Margaret Wheeler wrote this piece in 1964, when she was 56. Her intended readers at that time were those of The Guardian newspaper, not members of her own family.

In her covering letter to Mary Stott (of The Guardian) dated 25th September 1964, Margaret wrote:

`I am enclosing a thing entitled "Grandma" which I wrote immediately after reading "Granny Institutionalised" by M. A. Fitton (Sept. 23rd); I felt very strongly that somebody ought to put the case on behalf of Granny, because by the time she is ready to be "institutionalised" she can't put the case for herself. Let me know if you can't use it, will you please?'

The paper obviously could use it; the piece was published shortly afterwards as an article in its own right under Margaret's name, and she received the standard payment of six guineas for it. There was very little blue-pencilling by the editors and tyepesetters; but the text as it is reproduced here is that which Margaret originally wrote, not as it finally appeared in print.


Grandma

After my mother's second stroke, which left her not really "with it" any more, unable to walk unaided, and with slurred speech and an unfamiliar gravelly voice, I listened to what the doctor had to say, with a sinking heart.
"She really ought to go into a home where they will have every facility for looking after her," he finished up - "I suppose you wouldn't consider it?"
"No. I couldn't possibly," I said, steadily, and meant it.
"Well," said the doctor, picking up his bits and pieces as he made to leave, "it will be a long hard struggle - you know that, don't you? I will do what I can of course, but it won't be much."
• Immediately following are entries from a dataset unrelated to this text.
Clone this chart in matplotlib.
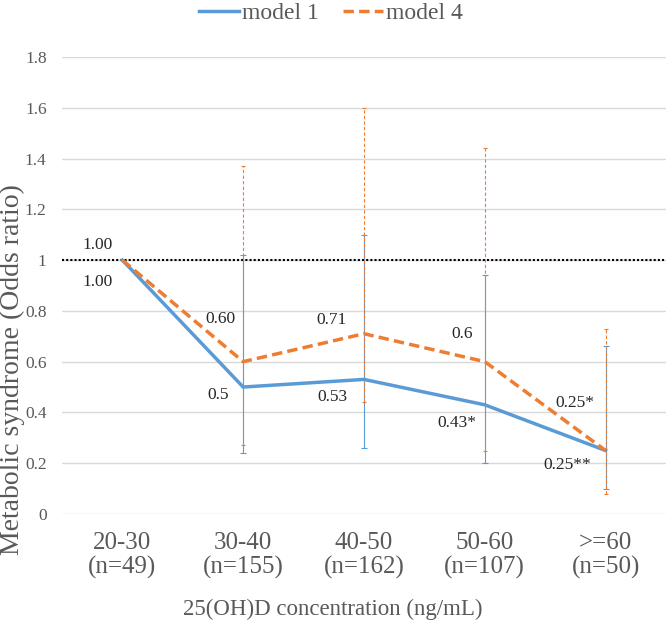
import numpy as np
import matplotlib
matplotlib.use('Agg')
import matplotlib.pyplot as plt
from matplotlib import rcParams
rcParams['font.family'] = 'serif'
rcParams['font.serif'] = ['Liberation Serif', 'DejaVu Serif']

categories = ['20-30\n(n=49)', '30-40\n(n=155)', '40-50\n(n=162)',
              '50-60\n(n=107)', '>=60\n(n=50)']
model1 = [1.00, 0.50, 0.53, 0.43, 0.25]
model1_lo = [1.00, 0.24, 0.26, 0.20, 0.10]
model1_hi = [1.00, 1.02, 1.10, 0.94, 0.66]
model4 = [1.00, 0.60, 0.71, 0.60, 0.25]
model4_lo = [1.00, 0.27, 0.44, 0.25, 0.08]
model4_hi = [1.00, 1.37, 1.60, 1.44, 0.73]
labels1 = ['1.00', '0.5', '0.53', '0.43*', '0.25**']
labels4 = ['1.00', '0.60', '0.71', '0.6', '0.25*']

blue = '#5B9BD5'
orange = '#ED7D31'
grey = '#595959'

fig = plt.figure(figsize=(6.66, 6.23), dpi=100)
ax = fig.add_axes([0.093, 0.175, 0.907, 0.7335])
x = np.arange(len(categories))

for y in np.arange(0, 1.81, 0.2):
    ax.axhline(y, color='#D9D9D9', lw=1, zorder=0)
ax.axhline(1.0, color='black', lw=1.5, ls=(0, (1, 1)), zorder=1)

# error bars (the reference group has none)
e1 = ax.errorbar(x[1:], model1[1:],
                 yerr=[np.subtract(model1[1:], model1_lo[1:]),
                       np.subtract(model1_hi[1:], model1[1:])],
                 fmt='none', ecolor=blue, elinewidth=0.8, capsize=2.5,
                 capthick=0.8, zorder=3)
e4 = ax.errorbar(x[1:], model4[1:],
                 yerr=[np.subtract(model4[1:], model4_lo[1:]),
                       np.subtract(model4_hi[1:], model4[1:])],
                 fmt='none', ecolor=orange, elinewidth=0.8, capsize=1.5,
                 capthick=0.8, zorder=3)
for c in e4[2]:
    c.set_linestyle((0, (3, 2)))

ax.plot(x, model1, color=blue, lw=2.5, label='model 1', zorder=4)
ax.plot(x, model4, color=orange, lw=2.5, ls=(0, (3, 1.5)), label='model 4',
        zorder=4)

# data labels
offs4 = [(-25, 15), (-23, 43), (-32, 14), (-23, 28), (-31, 48)]
offs1 = [(-25, -22), (-25, -8), (-32, -18), (-28, -18), (-38, -14)]
for i in range(len(x)):
    ax.annotate(labels4[i], (x[i], model4[i]), xytext=offs4[i],
                textcoords='offset pixels', ha='center', va='center',
                fontsize=12.5, color='#262626')
    ax.annotate(labels1[i], (x[i], model1[i]), xytext=offs1[i],
                textcoords='offset pixels', ha='center', va='center',
                fontsize=12.5, color='#262626')

ax.set_xlim(-0.5, 4.5)
ax.set_ylim(0, 1.8)
ax.set_yticks(np.arange(0, 1.81, 0.2))
ax.set_yticklabels(['0', '0.2', '0.4', '0.6', '0.8', '1', '1.2', '1.4',
                    '1.6', '1.8'])
ax.set_xticks(x)
ax.set_xticklabels(categories, linespacing=1.1)
ax.tick_params(axis='both', length=0, colors=grey)
ax.tick_params(axis='x', pad=13, labelsize=18)
ax.tick_params(axis='y', pad=11, labelsize=12.5)
for s in ax.spines.values():
    s.set_visible(False)

fig.text(12 / 666, 1 - 370 / 623, 'Metabolic syndrome (Odds ratio)',
         rotation=90, ha='center', va='center', fontsize=20, color=grey)
fig.text(0.5, 1 - 609 / 623, '25(OH)D concentration (ng/mL)',
         ha='center', va='center', fontsize=16.5, color=grey)

fig.legend(*ax.get_legend_handles_labels(), loc='center',
           bbox_to_anchor=(0.497, 1 - 13 / 623), ncol=2, frameon=False,
           fontsize=17, labelcolor=grey, handlelength=1.7,
           columnspacing=1.0, handletextpad=0.15)

fig.savefig('out.png', dpi=100)
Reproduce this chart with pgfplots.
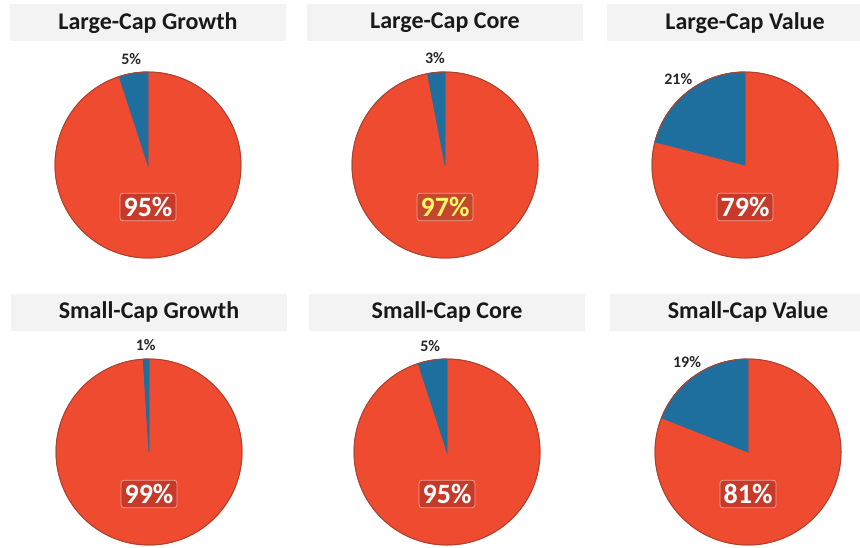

Even now I don't really know why I couldn't let my mother go - was it because in all her long and loving and very active life she had never, on any occasion, failed any of us that I couldn't abandon her now, when she was old and frail and helpless? I did know of course that she would have hated to go into any institution, however well-found, well-supported and well-staffed, and that whether she had hidden her grief or betrayed it, it would have been there; did I reflect at that time that no-one who feels lost, lonely, and abandoned, can feel happy and secure as well? I just don't know; all I did know was that middle-age, menopause, large family of children growing up and all, I had to look after her myself. And my father as well.

There were mountains of washing to do; at one time they filled my horizon; but I remembered the mountains of washing my mother herself had done and the numerous occasions when she had come to my help and waded into mine with a will when the children were small. I remember her voice, young and gay then, saying "Look, if you do it this way it halves the job" and my own voice, even younger and more gay, replying "It's not halving the job but getting rid of it altogether I'm interested in!" and the two of us laughing as we got on with it anyway.

I remember the cooking, and the little tricks and stratagems and special ways of doing things my mother had taught me herself, and how much I had to use and rely on them when I was cooking for a hungry family all coming in at different times, for my mother's own now-capricious appetite, for an invalid child, a husband and father for whom nothing but the best was good enough, and one of my sons who had unaccountably gone mad about French cooking. "Two women into one kitchen, won't go" my mother used to say when she came to stay with us - "Who's going to be boss this week?"
So we took it in turns, and on those occasions when my mother was boss I was always rather meanly glad, because the woman who runs the kitchen does all the work and is everyone's servant, and this was a welcome respite for me.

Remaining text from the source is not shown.